NateRickard / Xamarin.Cognitive.Speech

A client library that makes it easy to work with the Microsoft Cognitive Services Speech Services Speech to Text API on Xamarin.iOS, Xamarin.Android, UWP, and Xamarin.Forms/.NET Standard libraries used by those platforms
MIT License
59 stars 18 forks source link

Problem with UWP sample #3

Closed moonClimber closed 7 years ago

moonClimber commented 7 years ago

Hi Nate, thanks for your job! I'm working with your UWP sample and I've found a problem. No errors occour (I mean, the server returns data), but no text is recognized.

More detailed:

  1. provided the key Subscription (the key is ok, because I've already used it in other sample projects), checked the permissions in manifest
  2. launch the application in debug mode from visual studio 2017 15.4
  3. press RECORD ME button (leave default settings: Interative, Simple, Masked, Off)
  4. say something (but after about just 2 seconds automatically registration stops - I don't know why, but I think that this no matters now)
  5. check if the wave file has been created: ok. The wave file exists and every time I record, a new file overwrites the previous one (every time, no more long than 2 seconds)
  6. the request goes to server that returns this result Recognition Status: InitialSilenceTimeout DisplayText: Offset: 20000000 Duration:0

Repeat, the file exists and contains audio since the beginning.
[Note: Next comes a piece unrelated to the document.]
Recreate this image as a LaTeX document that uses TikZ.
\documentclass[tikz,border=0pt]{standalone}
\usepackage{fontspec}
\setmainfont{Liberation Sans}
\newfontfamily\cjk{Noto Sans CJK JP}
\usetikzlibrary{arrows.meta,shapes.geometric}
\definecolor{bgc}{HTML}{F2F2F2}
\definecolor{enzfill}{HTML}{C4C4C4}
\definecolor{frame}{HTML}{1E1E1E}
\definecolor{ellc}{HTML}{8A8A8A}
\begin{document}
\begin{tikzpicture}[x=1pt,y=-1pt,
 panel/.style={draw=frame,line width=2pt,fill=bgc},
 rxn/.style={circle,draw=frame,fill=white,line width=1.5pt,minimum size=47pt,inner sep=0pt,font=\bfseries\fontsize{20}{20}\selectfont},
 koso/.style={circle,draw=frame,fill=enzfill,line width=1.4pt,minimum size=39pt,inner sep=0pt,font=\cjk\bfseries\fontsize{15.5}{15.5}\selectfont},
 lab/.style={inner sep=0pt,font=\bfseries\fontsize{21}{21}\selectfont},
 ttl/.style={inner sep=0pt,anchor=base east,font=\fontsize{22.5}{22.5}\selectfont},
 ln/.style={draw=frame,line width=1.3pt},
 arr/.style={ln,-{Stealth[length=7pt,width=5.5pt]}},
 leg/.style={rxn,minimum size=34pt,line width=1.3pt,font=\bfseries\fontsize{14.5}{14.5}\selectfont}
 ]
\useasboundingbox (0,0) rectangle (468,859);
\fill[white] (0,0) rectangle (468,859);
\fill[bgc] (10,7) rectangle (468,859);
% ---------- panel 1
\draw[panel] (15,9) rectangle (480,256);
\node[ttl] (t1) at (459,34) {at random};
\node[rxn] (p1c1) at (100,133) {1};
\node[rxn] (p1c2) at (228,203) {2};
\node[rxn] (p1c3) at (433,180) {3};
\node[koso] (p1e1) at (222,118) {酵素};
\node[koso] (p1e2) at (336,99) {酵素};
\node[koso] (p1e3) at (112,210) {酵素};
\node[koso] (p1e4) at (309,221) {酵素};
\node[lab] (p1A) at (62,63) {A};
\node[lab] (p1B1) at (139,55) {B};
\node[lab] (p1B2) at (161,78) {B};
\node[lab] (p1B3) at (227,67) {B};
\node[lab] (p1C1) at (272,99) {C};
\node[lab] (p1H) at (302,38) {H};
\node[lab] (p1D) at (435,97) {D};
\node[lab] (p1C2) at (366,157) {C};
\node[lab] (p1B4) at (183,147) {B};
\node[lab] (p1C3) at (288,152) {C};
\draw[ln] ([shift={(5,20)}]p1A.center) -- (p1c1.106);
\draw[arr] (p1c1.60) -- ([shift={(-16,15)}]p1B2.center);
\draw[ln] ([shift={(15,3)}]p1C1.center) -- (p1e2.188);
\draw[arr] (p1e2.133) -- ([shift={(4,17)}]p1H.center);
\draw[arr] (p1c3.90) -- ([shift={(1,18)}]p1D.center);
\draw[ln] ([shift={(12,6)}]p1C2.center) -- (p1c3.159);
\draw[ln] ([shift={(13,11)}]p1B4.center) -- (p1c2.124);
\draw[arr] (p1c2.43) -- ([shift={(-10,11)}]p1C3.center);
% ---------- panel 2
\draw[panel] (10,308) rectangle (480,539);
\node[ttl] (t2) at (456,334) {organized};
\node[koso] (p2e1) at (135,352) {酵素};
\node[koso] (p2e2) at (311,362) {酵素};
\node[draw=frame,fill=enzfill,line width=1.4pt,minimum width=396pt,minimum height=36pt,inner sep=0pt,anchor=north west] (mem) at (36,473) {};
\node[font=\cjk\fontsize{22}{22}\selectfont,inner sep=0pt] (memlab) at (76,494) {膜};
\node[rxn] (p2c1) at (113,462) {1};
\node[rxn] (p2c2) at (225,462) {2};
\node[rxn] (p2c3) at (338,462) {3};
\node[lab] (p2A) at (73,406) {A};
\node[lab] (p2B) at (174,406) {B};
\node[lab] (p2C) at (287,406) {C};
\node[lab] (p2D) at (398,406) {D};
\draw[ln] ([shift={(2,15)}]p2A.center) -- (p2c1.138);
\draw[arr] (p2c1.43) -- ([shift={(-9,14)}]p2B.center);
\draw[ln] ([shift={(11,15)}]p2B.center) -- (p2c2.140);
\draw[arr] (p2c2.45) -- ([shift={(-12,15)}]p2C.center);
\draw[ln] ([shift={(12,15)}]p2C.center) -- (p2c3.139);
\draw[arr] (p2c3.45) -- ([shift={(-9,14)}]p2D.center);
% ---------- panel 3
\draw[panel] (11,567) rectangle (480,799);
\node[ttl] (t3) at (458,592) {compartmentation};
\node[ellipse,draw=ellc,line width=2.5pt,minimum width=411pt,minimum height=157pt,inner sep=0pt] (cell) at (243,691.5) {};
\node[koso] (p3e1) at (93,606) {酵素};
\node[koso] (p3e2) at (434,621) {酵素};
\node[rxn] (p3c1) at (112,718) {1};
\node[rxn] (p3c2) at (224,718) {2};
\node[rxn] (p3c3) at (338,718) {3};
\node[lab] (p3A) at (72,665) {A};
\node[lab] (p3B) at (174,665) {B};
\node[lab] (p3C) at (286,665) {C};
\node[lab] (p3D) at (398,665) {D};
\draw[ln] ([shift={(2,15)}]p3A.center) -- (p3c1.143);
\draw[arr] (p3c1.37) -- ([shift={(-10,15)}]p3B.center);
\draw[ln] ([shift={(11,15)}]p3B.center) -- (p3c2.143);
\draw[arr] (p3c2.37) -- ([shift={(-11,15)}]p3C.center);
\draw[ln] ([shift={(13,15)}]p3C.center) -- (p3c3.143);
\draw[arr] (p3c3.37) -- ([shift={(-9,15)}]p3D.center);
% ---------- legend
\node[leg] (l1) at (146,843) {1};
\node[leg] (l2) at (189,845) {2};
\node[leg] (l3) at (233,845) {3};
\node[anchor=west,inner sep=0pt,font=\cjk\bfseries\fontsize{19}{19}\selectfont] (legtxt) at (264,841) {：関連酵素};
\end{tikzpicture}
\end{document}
I've tryed to debug the Xamarin.Cognitive.BingSpeech (Portable) project also, but I don't really understand where is the problem. I've captured traffic through Fiddler, enabling the sniffing in https, and I can confirm that request exists from my pc. Here is the header of the request (I omit the encoded audio file because is no useful here, but I can see it as well in Fiddler) POST https://speech.platform.bing.com/speech/recognition/interactive/cognitiveservices/v1?language=it-IT&format=simple&profanity=masked HTTP/1.1 Host: speech.platform.bing.com Expect: 100-continue Accept: application/json, text/xml Authorization: Bearer <long code here, omit for simplicity> Content-Type: audio/wav Connection: Keep-Alive Content-Length: 181712

And here is the RAW response HTTP/1.1 200 OK Transfer-Encoding: chunked Content-Type: text/plain X-MSEdge-Ref: Ref A: 7C038930369341C796495FD3A0494EBA Ref B: MRS01EDGE0313 Ref C: 2017-10-29T06:17:20Z Date: Sun, 29 Oct 2017 06:17:20 GMT ` 4c {"RecognitionStatus":"InitialSilenceTimeout","Offset":20000000,"Duration":0} 0`

Do you have any suggestion? Thanks

moonClimber commented 7 years ago

UPDATE I've found here https://docs.microsoft.com/en-us/azure/cognitive-services/speech/troubleshooting in section "The RecognitionStatus in the response is InitialSilenceTimeout" this note:

the audio uses unsupported codec format, which makes the audio data be treated as silence

now I'm going to check the format of the audio file a make some tests.

moonClimber commented 7 years ago

Ouch... shame on me :( II leave this thread because maybe it may be of help to other users. The problem was just related to the volume level of audio. The .wav file actually contained my voice, but it had low audio level. It has been enough just try to speak to higher volume and everything works.